# albums iphoto et SPOTLIGHT iOS, en 2018 ?



## igloo (28 Janvier 2013)

Cela devient de plus en plus difficile voire inexploitable.

Que faire pour retrouver facilement les albums dans iOS qui se contente d'afficher des grosses vignettes qui défilent , qui défilent , qui defilent  ... ?

Dans iphoto sur mac, no problemo. on saisit un mot-clé ou un commentaire dans le logiciel. Et de plus,  il y a une hiérarchie des dossiers/sous-dossiers/albums. 

Sur iOS, on pouvait imaginer au moins un moteur de recherche spotlight normal qui fait des recherches sur le nom des albums ( à défaut des recherches sur les  mots-clés associés aux photos qui arriveront sur iOS en 2019  avec la hiérarchie des dossiers...)

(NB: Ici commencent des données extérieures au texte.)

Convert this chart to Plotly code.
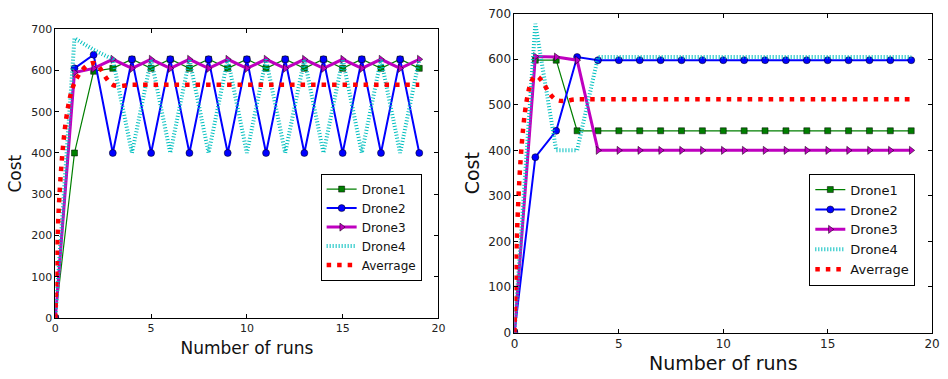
import plotly.graph_objects as go

runs = list(range(20))

# Left chart
l_drone1 = [0, 400, 598, 605, 627, 605, 627, 605, 627, 605, 627, 605, 627, 605, 627, 605, 627, 605, 627, 605]
l_drone2 = [0, 605, 638, 400, 627, 400, 627, 400, 627, 400, 627, 400, 627, 400, 627, 400, 627, 400, 627, 400]
l_drone3 = [0, 595, 605, 627, 605, 627, 605, 627, 605, 627, 605, 627, 605, 627, 605, 627, 605, 627, 605, 627]
l_drone4 = [0, 678, 650, 627, 400, 627, 400, 627, 400, 627, 400, 627, 400, 627, 400, 627, 400, 627, 400, 627]
l_avg = [0, 570, 618, 565, 565, 565, 565, 565, 565, 565, 565, 565, 565, 565, 565, 565, 565, 565, 565, 565]

# Right chart
r_drone1 = [0, 598, 598, 443, 443, 443, 443, 443, 443, 443, 443, 443, 443, 443, 443, 443, 443, 443, 443, 443]
r_drone2 = [0, 385, 443, 605, 598, 598, 598, 598, 598, 598, 598, 598, 598, 598, 598, 598, 598, 598, 598, 598]
r_drone3 = [0, 606, 605, 598, 400, 400, 400, 400, 400, 400, 400, 400, 400, 400, 400, 400, 400, 400, 400, 400]
r_drone4 = [0, 678, 400, 400, 605, 605, 605, 605, 605, 605, 605, 605, 605, 605, 605, 605, 605, 605, 605, 605]
r_avg = [0, 563, 511, 512, 512, 512, 512, 512, 512, 512, 512, 512, 512, 512, 512, 512, 512, 512, 512, 512]

names = ["Drone1", "Drone2", "Drone3", "Drone4", "Averrage"]

FONT = "DejaVu Sans"
fig = go.Figure()


def add_series(series, xa, ya, leg):
    d1, d2, d3, d4, avg = series
    edge = dict(color="#000000", width=0.5)
    fig.add_trace(go.Scatter(x=runs, y=d1, name=names[0], mode="lines+markers",
                             line=dict(color="#007f00", width=1.2),
                             marker=dict(symbol="square", size=6, color="#007f00", line=edge),
                             xaxis=xa, yaxis=ya, legend=leg))
    fig.add_trace(go.Scatter(x=runs, y=d2, name=names[1], mode="lines+markers",
                             line=dict(color="#0000ff", width=2),
                             marker=dict(symbol="circle", size=7, color="#0000ff", line=edge),
                             xaxis=xa, yaxis=ya, legend=leg))
    fig.add_trace(go.Scatter(x=runs, y=d3, name=names[2], mode="lines+markers",
                             line=dict(color="#bf00bf", width=3),
                             marker=dict(symbol="triangle-right", size=7, color="#bf00bf", line=edge),
                             xaxis=xa, yaxis=ya, legend=leg))
    fig.add_trace(go.Scatter(x=runs, y=d4, name=names[3], mode="lines",
                             line=dict(color="#00bfbf", width=4, dash="1px,2px"),
                             xaxis=xa, yaxis=ya, legend=leg))
    fig.add_trace(go.Scatter(x=runs, y=avg, name=names[4], mode="lines",
                             line=dict(color="#ff0000", width=4.5, dash="4.5px,6px", shape="spline", smoothing=1.0),
                             xaxis=xa, yaxis=ya, legend=leg))


add_series([l_drone1, l_drone2, l_drone3, l_drone4, l_avg], "x", "y", "legend")
add_series([r_drone1, r_drone2, r_drone3, r_drone4, r_avg], "x2", "y2", "legend2")

axis_common = dict(showline=True, linecolor="#000000", linewidth=1, mirror="ticks",
                   ticks="inside", ticklen=4, tickwidth=1, tickcolor="#000000",
                   showgrid=False, zeroline=False, color="#222222")

fig.update_layout(
    width=948, height=379,
    margin=dict(l=0, r=0, t=0, b=0),
    paper_bgcolor="white", plot_bgcolor="white",
    font=dict(family=FONT, color="#222222"),
    showlegend=True,
    xaxis=dict(domain=[52/948, 440/948], range=[0, 20], tickvals=[0, 5, 10, 15, 20],
               tickfont=dict(size=11), anchor="y",
               title=dict(text="Number of runs", font=dict(size=17, color="#111111"), standoff=7),
               **axis_common),
    yaxis=dict(domain=[1-323/379, 1-23/379], range=[0, 700], dtick=100,
               tickfont=dict(size=11), anchor="x",
               title=dict(text="Cost", font=dict(size=17, color="#111111"), standoff=5),
               **axis_common),
    xaxis2=dict(domain=[517/948, 940/948], range=[0, 20], tickvals=[0, 5, 10, 15, 20],
                tickfont=dict(size=12), anchor="y2",
                title=dict(text="Number of runs", font=dict(size=19, color="#111111"), standoff=6),
                **axis_common),
    yaxis2=dict(domain=[1-338/379, 1-7/379], range=[0, 700], dtick=100,
                tickfont=dict(size=12), anchor="x2",
                title=dict(text="Cost", font=dict(size=19, color="#111111"), standoff=3),
                **axis_common),
    legend=dict(x=423/948, y=1-173/379, xanchor="right", yanchor="top",
                bordercolor="#000000", borderwidth=1, bgcolor="white",
                font=dict(size=12, color="#111111"), itemwidth=30, tracegroupgap=0),
    legend2=dict(x=923/948, y=1-173/379, xanchor="right", yanchor="top",
                 bordercolor="#000000", borderwidth=1, bgcolor="white",
                 font=dict(size=13, color="#111111"), itemwidth=30, tracegroupgap=0),
)

fig.write_html("out.html")
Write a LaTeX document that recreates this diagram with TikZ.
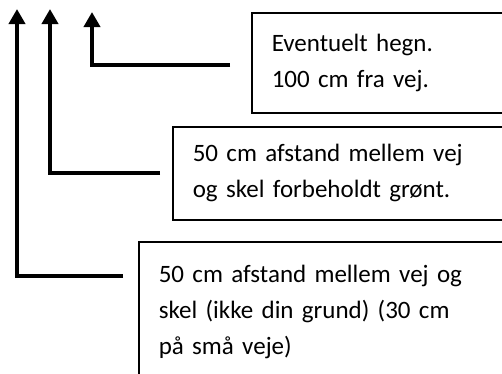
\documentclass[tikz,border=0pt]{standalone}
\usepackage{fontspec}
\setmainfont{Carlito}
\usepackage{tikz}
\usetikzlibrary{calc,arrows.meta}

\tikzset{
	notebox/.style={draw,line width=1.5bp,anchor=north west,align=left,text width=#1,inner xsep=20bp,inner ysep=0pt,font=\fontsize{25bp}{36bp}\selectfont},
	pointer/.style={line width=4bp,-{Triangle[width=16bp,length=15bp]}}
}

\begin{document}
\begin{tikzpicture}[x=1bp,y=-1bp]
				\useasboundingbox (0,0) rectangle (502,373);
				\clip (0,0) rectangle (502,373);
				%boxes
				\node[notebox=240bp,minimum height=100bp] (fence) at (251,12) {Eventuelt hegn.\\100 cm fra vej.};
				\node[notebox=320bp,minimum height=93bp] (green) at (172,126) {50 cm afstand mellem vej\\og skel forbeholdt grønt.};
				\node[notebox=340bp,minimum height=140bp] (road) at (138,241) {50 cm afstand mellem vej og\\skel (ikke din grund) (30 cm\\på små veje)};
				%tips
				\coordinate (tip1) at (92,12);
				\coordinate (tip2) at (50,9);
				\coordinate (tip3) at (17,9);
				%arrows
				\draw[pointer] ($(fence.north west)+(-21,53)$) -| (tip1);
				\draw[pointer] ($(green.north west)+(-12,47)$) -| (tip2);
				\draw[pointer] ($(road.north west)+(-15,35)$) -| (tip3);
\end{tikzpicture}
\end{document}
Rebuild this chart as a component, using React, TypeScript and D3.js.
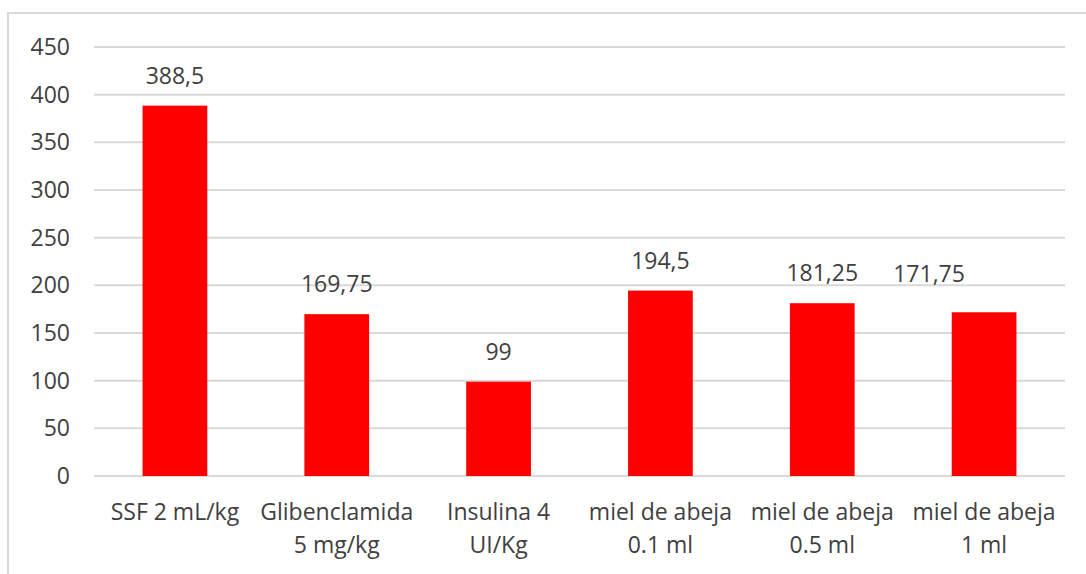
import React, { useEffect, useRef } from "react";
import * as d3 from "d3";

const categories = [
  "SSF 2 mL/kg",
  "Glibenclamida 5 mg/kg",
  "Insulina 4 UI/Kg",
  "miel de abeja 0.1 ml",
  "miel de abeja 0.5 ml",
  "miel de abeja 1 ml",
];
const categoryLines = [
  ["SSF 2 mL/kg"],
  ["Glibenclamida", "5 mg/kg"],
  ["Insulina 4", "UI/Kg"],
  ["miel de abeja", "0.1 ml"],
  ["miel de abeja", "0.5 ml"],
  ["miel de abeja", "1 ml"],
];
const values = [388.5, 169.75, 99, 194.5, 181.25, 171.75];
const valueLabels = ["388,5", "169,75", "99", "194,5", "181,25", "171,75"];
const yTicks = [0, 50, 100, 150, 200, 250, 300, 350, 400, 450];

function App() {
  const svgRef = useRef(null);

  useEffect(() => {
    const W = 1086;
    const H = 574;
    const margin = { top: 47, right: 21, bottom: 98, left: 94 };
    const width = W - margin.left - margin.right;
    const height = H - margin.top - margin.bottom;
    const font = "'Open Sans', sans-serif";
    const textColor = "#404040";

    const root = d3.select(svgRef.current);
    root.selectAll("*").remove();
    root.attr("width", W).attr("height", H);

    // chart area border (runs off right and bottom)
    root
      .append("rect")
      .attr("x", 8)
      .attr("y", 13)
      .attr("width", 1200)
      .attr("height", 700)
      .attr("fill", "#fff")
      .attr("stroke", "#d9d9d9")
      .attr("stroke-width", 2);

    const svg = root
      .append("g")
      .attr("transform", `translate(${margin.left}, ${margin.top})`);

    const x = d3
      .scaleBand()
      .domain(categories)
      .range([0, width])
      .paddingInner(0.6)
      .paddingOuter(0.3);

    const y = d3.scaleLinear().domain([0, 450]).range([height, 0]);

    // gridlines
    svg
      .append("g")
      .selectAll("line")
      .data(yTicks)
      .enter()
      .append("line")
      .attr("x1", 0)
      .attr("x2", width)
      .attr("y1", (d) => y(d))
      .attr("y2", (d) => y(d))
      .attr("stroke", "#d9d9d9")
      .attr("stroke-width", 2);

    // y tick labels
    svg
      .append("g")
      .selectAll("text")
      .data(yTicks)
      .enter()
      .append("text")
      .attr("x", -24)
      .attr("y", (d) => y(d) + 8)
      .attr("text-anchor", "end")
      .style("font-family", font)
      .style("font-size", "23px")
      .style("fill", textColor)
      .text((d) => d);

    // bars
    svg
      .append("g")
      .selectAll("rect")
      .data(values)
      .enter()
      .append("rect")
      .attr("x", (d, i) => x(categories[i]))
      .attr("y", (d) => y(d))
      .attr("width", x.bandwidth())
      .attr("height", (d) => height - y(d))
      .attr("fill", "#ff0000");

    // data labels (the last one was nudged left in the original)
    svg
      .append("g")
      .selectAll("text")
      .data(values)
      .enter()
      .append("text")
      .attr("x", (d, i) => {
        const cx = x(categories[i]) + x.bandwidth() / 2;
        return i === values.length - 1 ? cx - 55 : cx;
      })
      .attr("y", (d, i) =>
        i === values.length - 1 ? y(values[i - 1]) - 21 : y(d) - 22
      )
      .attr("text-anchor", "middle")
      .style("font-family", font)
      .style("font-size", "23px")
      .style("fill", textColor)
      .text((d, i) => valueLabels[i]);

    // category labels
    const cat = svg
      .append("g")
      .selectAll("text")
      .data(categoryLines)
      .enter()
      .append("text")
      .attr("text-anchor", "middle")
      .style("font-family", font)
      .style("font-size", "23px")
      .style("fill", textColor);

    cat
      .selectAll("tspan")
      .data((d, i) => d.map((line) => ({ line, i })))
      .enter()
      .append("tspan")
      .attr("x", (d) => x(categories[d.i]) + x.bandwidth() / 2)
      .attr("y", (d, j) => height + 44 + j * 33)
      .text((d) => d.line);
  }, []);

  return (
    <svg
      ref={svgRef}
      style={{ position: "absolute", left: 0, top: 0, display: "block" }}
    ></svg>
  );
}

export default App;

Avez-vous fait le meme constat que moi ?
Avez-vous trouvé une solution de contournement ?
on ne peut pas exploiter le concept "Evenement" car une photo  ne peut pas être dans plusieurs Événements comme c'est le cas avec des albums ou albums intelligent. 

- il a fallu attendre iOS6 pour que spotlight effectue des recherches au niveau des notes d'un contact...  un truc de base pourtant.
- trier une playlist de l'app Musiques selon une colonne (album, artiste, ..) est impossible... encore un truc de base pourtant (sans parler des paroles disparues... sur ipad). et il y en a pas mal des comme ça. 

Et en plus ils le savent chez Apple et ils ont les moyens. 
Apple délaisse le logiciel qui était auparavant, comme le design,  un super argument véhiculé dans le bouche à oreille...


----------